Mary Lou Jepsen, a key figure in Facebook's virtual reality ambitions, is leaving the social-networking giant after a little more than a year on the job to focus on curing diseases.
Jepsen, the executive director of engineering at Facebook and the head of display tech at its Oculus virtual reality arm, announced her resignation Thursday evening at the Anita Borg Women of Vision Awards, in Santa Clara, California. Jepsen said she is turning her attention to curing diseases using MRI images in the form of a consumer wearable.
"I'm setting off in a new direction," she told a room full of attendees. "I never stopped dreaming of how to create a wearable to communicate with our thoughts, how to do this at consumer electronics pricing. I want to get this to every doctor in the world."
Jepsen is no stranger to charitable causes. She was a co-founder of the One Laptop Per Child, an initiative that aims to provide low-cost laptops to children in developing countries, as well as lead inventor and architect of the $100 laptop.
Oculus applauded the direction Jepsen had chosen.
"We wish Mary Lou all the best as she pursues her passion to change the world with next-generation medical technologies," Oculus said in a statement. "We're very excited to see what she invents next."
Jepsen's departure comes as Facebook ramps up its emphasis on virtual reality, a burgeoning field that promises to transport headset-wearing users to immersive, computer-generated environments, be it floating through outerspace or walking with dinosaurs.
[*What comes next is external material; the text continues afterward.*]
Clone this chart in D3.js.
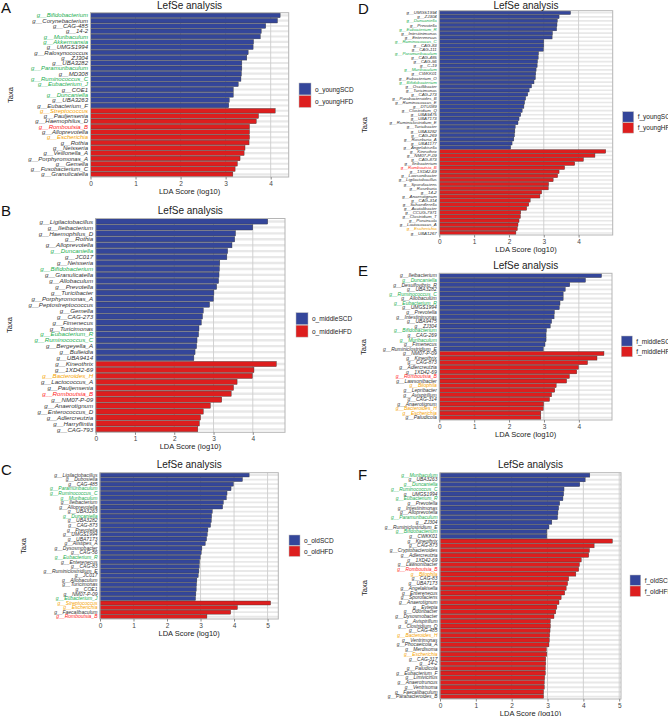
<!DOCTYPE html>
<html><head><meta charset="utf-8">
<script src="https://cdn.jsdelivr.net/npm/d3@7/dist/d3.min.js"></script>
<style>body{margin:0;background:#fff}svg{display:block;font-family:"Liberation Sans",Arial,sans-serif}</style>
</head><body><svg id="c" width="668" height="716"></svg>
<script>
// ---------- DATA ----------
const greenTaxa = ["g__Bifidobacterium","g__Muribaculum","g__Akkermansia","g__Paramuribaculum","g__Ruminococcus_C","g__Eubacterium_J","g__Duncaniella","g__Eubacterium_R"];
const orangeTaxa = ["g__Streptococcus","g__Escherichia","g__Bacteroides_H","g__Bilophila"];
const redTaxa = ["g__Romboutsia_B"];

// Panel A
const aSCDTaxa = ["g__Bifidobacterium","g__Corynebacterium","g__CAG-485","g__14-2","g__Muribaculum","g__Akkermansia","g__UMGS1994","g__Ralosynococcus","g__ZJ304","g__UBA3282","g__Paramuribaculum","g__MD308","g__Ruminococcus_C","g__Eubacterium_J","g__COE1","g__Duncaniella","g__UBA3263","g__Eubacterium_F"];
const aSCDLda = [4.21,4.15,3.89,3.79,3.77,3.62,3.61,3.50,3.47,3.36,3.36,3.35,3.34,3.28,3.17,3.17,3.08,3.07];
const aHFDTaxa = ["g__Streptococcus","g__Pauljensenia","g__Haemophilus_D","g__Romboutsia_B","g__Alloprevotella","g__Escherichia","g__Rothia","g__Neisseria","g__Veillonella_A","g__Porphyromonas_A","g__Gemella","g__Fusobacterium_C","g__Granulicatella"];
const aHFDLda = [4.10,3.73,3.68,3.53,3.53,3.53,3.52,3.43,3.41,3.32,3.26,3.21,3.16];
const aLegend = ["o_youngSCD","o_youngHFD"];

// Panel B
const bSCDTaxa = ["g__Ligilactobacillus","g__Ileibacterium","g__Haemophilus_D","g__Rothia","g__Alloprevotella","g__Duncaniella","g__JC017","g__Neisseria","g__Bifidobacterium","g__Granulicatella","g__Allobaculum","g__Prevotella","g__Turicibacter","g__Porphyromonas_A","g__Peptostreptococcus","g__Gemella","g__CAG-273","g__Fimenecus","g__Turicimonas","g__Eubacterium_R","g__Ruminococcus_C","g__Bergeyella_A","g__Bulleidia","g__UBA9414"];
const bSCDLda = [4.38,4.00,3.56,3.54,3.47,3.36,3.34,3.16,3.15,3.14,3.13,3.08,3.01,3.00,2.90,2.74,2.72,2.69,2.63,2.62,2.58,2.57,2.53,2.50];
const bHFDTaxa = ["g__Kineothrix","g__1XD42-69","g__Bacteroides_H","g__Lactococcus_A","g__Pauljensenia","g__Romboutsia_B","g__NM07-P-09","g__Anaerotignum","g__Enterococcus_D","g__Adlercreutzia","g__Harryflintia","g__CAG-793"];
const bHFDLda = [4.60,4.03,3.99,3.60,3.51,3.45,3.21,2.92,2.74,2.67,2.64,2.60];
const bLegend = ["o_middleSCD","o_middleHFD"];

// Panel C
const cSCDTaxa = ["g__Ligilactobacillus","g__Dubosiella","g__CAG-485","g__Paramuribaculum","g__Ruminococcus_C","g__Muribaculum","g__Ileibacterium","g__Alloprevotella","g__UBA3263","g__Duncaniella","g__UBA3282","g__CAG-873","g__Prevotella","g__UMGS1994","g__UBA7173","g__Alistipes_A","g__Dysosmobacter","g__CAG-56","g__Eubacterium_R","g__Enterenecus","g__CAG-83","g__Ruminiclostridium_E","g__JC017","g__Allobaculum","g__Turicimonas","g__COE1","g__NM07-P-09","g__Eubacterium_J"];
const cSCDLda = [4.45,4.25,3.98,3.91,3.79,3.77,3.68,3.66,3.35,3.33,3.32,3.30,3.22,3.20,3.18,3.14,3.04,3.02,2.99,2.97,2.96,2.95,2.93,2.89,2.88,2.87,2.86,2.85];
const cHFDTaxa = ["g__Streptococcus","g__Escherichia","g__Faecalibaculum","g__Romboutsia_B"];
const cHFDLda = [5.09,4.10,3.90,3.19];
const cLegend = ["o_oldSCD","o_oldHFD"];

// Panel D
const dSCDTaxa = ["g__UMGS1994","g__ZJ304","g__Duncaniella","g__Prevotella","g__Eubacterium_R","g__Intestinimonas","g__Enterenecus","g__Ruminococcus_C","g__CAG-83","g__CAG-111","g__Paramuribaculum","g__CAG-485","g__CAG-56","g__C-19","g__Muribaculum","g__CWKK01","g__Eubacterium_O","g__Bifidobacterium","g__Oscillibacter","g__Turicimonas","g__CAG-273","g__Parabacteroides_B","g__Ruminococcus_E","g__DTU089","g__Clostridium_Q","g__UBA9475","g__UBA7173","g__Ruminiclostridium_E","g__Turicibacter","g__UBA3282","g__CAG-269","g__Roseburia_A","g__UBA1177","g__Angelakisella"];
const dSCDLda = [3.77,3.44,3.39,3.38,3.37,3.25,3.24,3.00,3.00,2.99,2.85,2.84,2.82,2.81,2.78,2.77,2.76,2.72,2.65,2.58,2.54,2.48,2.45,2.43,2.38,2.34,2.29,2.26,2.18,2.17,2.16,2.14,2.09,2.05];
const dHFDTaxa = ["g__Kineothrix","g__NM07-P-09","g__CAG-873","g__Ileibacterium","g__Romboutsia_B","g__1XD42-69","g__Lawsonibacter","g__Ligilactobacillus","g__Sporofaciens","g__Roseburia","g__14-2","g__Anaerotignum","g__CAG-314","g__Schaedlerella","g__Acutalibacter","g__CCUG-7971","g__Clostridium_T","g__Porcincola","g__Lactococcus_A","g__Escherichia","g__UBA1267"];
const dHFDLda = [4.78,4.47,4.14,3.89,3.60,3.44,3.40,3.27,3.14,3.13,2.94,2.89,2.61,2.57,2.51,2.34,2.33,2.29,2.26,2.24,2.20];
const dLegend = ["f_youngSCD","f_youngHFD"];

// Panel E
const eSCDTaxa = ["g__Ileibacterium","g__Duncaniella","g__Desulfovibrio_R","g__UBA3282","g__Ruminococcus_C","g__Allobaculum","g__Eubacterium_R","g__UMGS1994","g__Prevotella","g__Intestinimonas","g__UBA9475","g__ZJ304","g__Bifidobacterium","g__CAG-269","g__Muribaculum","g__Fimenecus","g__Ruminiclostridium_E"];
const eSCDLda = [4.65,4.19,3.74,3.61,3.55,3.55,3.46,3.44,3.30,3.29,3.22,3.18,3.07,3.06,3.06,3.03,2.98];
const eHFDTaxa = ["g__NM07-P-09","g__Kineothrix","g__CAG-873","g__Adlercreutzia","g__1XD42-69","g__Romboutsia_B","g__Lawsonibacter","g__Bilophila","g__Lepribacter","g__Avispirillum","g__CAG-314","g__Anaerotignum","g__Bacteroides_H","g__Escherichia","g__Paludicola"];
const eHFDLda = [4.72,4.52,4.25,3.99,3.94,3.73,3.65,3.35,3.31,3.22,3.16,2.99,2.98,2.91,2.91];
const eLegend = ["f_middleSCD","f_middleHFD"];

// Panel F
const fSCDTaxa = ["g__Muribaculum","g__UBA3263","g__Duncaniella","g__Ruminococcus_C","g__UMGS1994","g__Eubacterium_R","g__Prevotella","g__Intestinimonas","g__Alloprevotella","g__Paramuribaculum","g__ZJ304","g__Ruminiclostridium_E","g__Bifidobacterium","g__CWKK01"];
const fSCDLda = [4.18,4.05,3.90,3.46,3.45,3.43,3.34,3.31,3.29,3.28,3.12,3.04,2.98,2.98];
const fHFDTaxa = ["g__Kineothrix","g__CAG-873","g__Cryptobacteroides","g__Adlercreutzia","g__1XD42-69","g__Lawsonibacter","g__Romboutsia_B","g__Bilophila","g__CAG-83","g__UBA7173","g__Angelakisella","g__Enterenecus","g__Sporofaciens","g__Anaerotignum","g__Evtepia","g__Odoribacter","g__Dysosmobacter","g__Avispirillum","g__Clostridium_Q","g__CAG-485","g__Bacteroides_H","g__Ventrimonas","g__Phocaeicola_A","g__Merdisoma","g__Escherichia","g__CAG-317","g__14-2","g__Paludicola","g__Eubacterium_F","g__Limivicinus","g__Anaerotruncus","g__Ventrisoma","g__Faecalibaculum","g__Parabacteroides_B"];
const fHFDLda = [4.81,4.30,4.17,4.15,3.94,3.89,3.87,3.79,3.59,3.56,3.52,3.48,3.38,3.32,3.26,3.23,3.18,3.08,3.08,3.07,3.06,3.05,3.04,2.97,2.98,2.95,2.95,2.94,2.94,2.92,2.91,2.91,2.89,2.89];
const fLegend = ["f_oldSCD","f_oldHFD"];

const ticks4 = [0,1,2,3,4];
const ticks5 = [0,1,2,3,4,5];

// ---------- DRAW ----------
const svg = d3.select("#c");
const BLUE = "#34469A", RED = "#DD1E1E";

function labelColor(n){
  if (greenTaxa.includes(n)) return "#1AAE4F";
  if (orangeTaxa.includes(n)) return "#F5A300";
  if (redTaxa.includes(n)) return "#FF1A1A";
  return "#333";
}

function panel(p){
  const rows = p.scdT.map((t,i)=>({t, v:p.scdV[i], g:0}))
    .concat(p.hfdT.map((t,i)=>({t, v:p.hfdV[i], g:1})));
  const g = svg.append("g");
  const x = d3.scaleLinear().domain([0,p.xmax]).range([p.l,p.r]);
  const y = d3.scaleBand().domain(rows.map((d,i)=>i)).range([p.t,p.b]).paddingInner(0.12).paddingOuter(0.06);
  const bw = y.step();
  g.append("rect").attr("x",p.l).attr("y",p.t).attr("width",p.r-p.l).attr("height",p.b-p.t).attr("fill","#fff");
  g.selectAll(".hg").data(rows).join("line")
    .attr("x1",p.l).attr("x2",p.r)
    .attr("y1",(d,i)=>y(i)+y.bandwidth()/2).attr("y2",(d,i)=>y(i)+y.bandwidth()/2)
    .attr("stroke","#e8e8e8").attr("stroke-width",bw*0.4);
  g.selectAll(".vg").data(p.ticks).join("line")
    .attr("x1",d=>x(d)).attr("x2",d=>x(d)).attr("y1",p.t).attr("y2",p.b)
    .attr("stroke","#cdcdcd").attr("stroke-width",0.9);
  g.selectAll(".bar").data(rows).join("rect")
    .attr("x",x(0)).attr("y",(d,i)=>y(i)).attr("width",d=>x(d.v)-x(0)).attr("height",y.bandwidth())
    .attr("fill",d=>d.g?RED:BLUE).attr("stroke","#3a3a3a").attr("stroke-width",0.4);
  g.append("rect").attr("x",p.l).attr("y",p.t).attr("width",p.r-p.l).attr("height",p.b-p.t)
    .attr("fill","none").attr("stroke","#b5b5b5").attr("stroke-width",1);
  const ax = g.append("g").attr("transform",`translate(0,${p.b})`)
    .call(d3.axisBottom(x).tickValues(p.ticks).tickFormat(d3.format("d")).tickSize(2.5).tickPadding(1.5));
  ax.select(".domain").remove();
  ax.selectAll("line").attr("stroke","#888");
  ax.selectAll("text").attr("font-size",6.5).attr("fill","#444").attr("font-family","Liberation Sans, Arial");
  g.selectAll(".yl").data(rows).join("text")
    .attr("x",p.l-2.5).attr("y",(d,i)=>y(i)+y.bandwidth()/2).attr("dy","0.35em")
    .attr("text-anchor","end").attr("font-style","italic").attr("font-size",p.fs)
    .attr("fill",d=>labelColor(d.t)).text(d=>d.t);
  g.append("text").attr("x",(p.l+p.r)/2).attr("y",Math.max(p.t-4.5,8.5)).attr("text-anchor","middle")
    .attr("font-size",10).attr("fill","#222").text("LefSe analysis");
  g.append("text").attr("x",(p.l+p.r)/2).attr("y",p.b+16.5).attr("text-anchor","middle")
    .attr("font-size",7.5).attr("fill","#222").text("LDA Score (log10)");
  g.append("text").attr("transform",`translate(${p.taxaX},${p.taxaY}) rotate(-90)`)
    .attr("text-anchor","middle").attr("font-size",7.5).attr("fill","#222").text("Taxa");
  g.append("text").attr("x",p.lx).attr("y",p.ly).attr("font-size",15).attr("fill","#111").text(p.letter);
  const lg = g.append("g");
  [BLUE,RED].forEach((c,i)=>{
    lg.append("rect").attr("x",p.legX).attr("y",p.legY+i*p.legS).attr("width",p.legW).attr("height",p.legS-0.6)
      .attr("fill",c).attr("stroke","#bbb").attr("stroke-width",0.5);
    lg.append("text").attr("x",p.legX+p.legW+4).attr("y",p.legY+i*p.legS+p.legS/2).attr("dy","0.35em")
      .attr("font-size",6.5).attr("fill","#222").text(p.legend[i]);
  });
}

panel({letter:"A",lx:1,ly:13,scdT:aSCDTaxa,scdV:aSCDLda,hfdT:aHFDTaxa,hfdV:aHFDLda,legend:aLegend,
  l:90.5,r:288.7,t:12.7,b:177,xmax:4.4,ticks:ticks4,fs:6.0,taxaX:13,taxaY:95,legX:299,legY:83,legW:12,legS:12.5});
panel({letter:"B",lx:1,ly:216,scdT:bSCDTaxa,scdV:bSCDLda,hfdT:bHFDTaxa,hfdV:bHFDLda,legend:bLegend,
  l:95.7,r:285,t:218.5,b:432.3,xmax:4.82,ticks:ticks4,fs:6.2,taxaX:12,taxaY:325,legX:296,legY:312.7,legW:12,legS:12.5});
panel({letter:"C",lx:1,ly:475,scdT:cSCDTaxa,scdV:cSCDLda,hfdT:cHFDTaxa,hfdV:cHFDLda,legend:cLegend,
  l:100,r:278.3,t:472.7,b:619,xmax:5.32,ticks:ticks5,fs:5.0,taxaX:26,taxaY:546,legX:289,legY:535,legW:11,legS:11});
panel({letter:"D",lx:358,ly:14,scdT:dSCDTaxa,scdV:dSCDLda,hfdT:dHFDTaxa,hfdV:dHFDLda,legend:dLegend,
  l:439.3,r:612.7,t:10.7,b:235,xmax:4.98,ticks:ticks4,fs:4.4,taxaX:367,taxaY:125,legX:622.7,legY:111.7,legW:11,legS:11});
panel({letter:"E",lx:358,ly:276,scdT:eSCDTaxa,scdV:eSCDLda,hfdT:eHFDTaxa,hfdV:eHFDLda,legend:eLegend,
  l:439.3,r:612,t:273.3,b:420,xmax:4.95,ticks:ticks4,fs:5.0,taxaX:366,taxaY:347,legX:621.3,legY:336,legW:11,legS:10.7});
panel({letter:"F",lx:358,ly:480,scdT:fSCDTaxa,scdV:fSCDLda,hfdT:fHFDTaxa,hfdV:fHFDLda,legend:fLegend,
  l:440,r:621,t:472.7,b:699,xmax:5.05,ticks:ticks5,fs:4.9,taxaX:367,taxaY:588,legX:630,legY:575,legW:10.7,legS:11});
</script></body></html>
But Facebook CEO Mark Zuckerberg has much grander visions. He sees a future where education, communication and entertainment take place inside virtual worlds that we all see through these headsets.
Before joining the virtual reality startup acquired by Facebook two years ago, Jepsen spent three years running the Display Division at Google X, the company's advanced projects lab. While at Google, Jepsen also worked on two of the lab's so-called "moon shot" projects, reporting directly to Google co-founder Sergey Brin, according to her resume.
CNET's Rochelle Garner contributed to this report.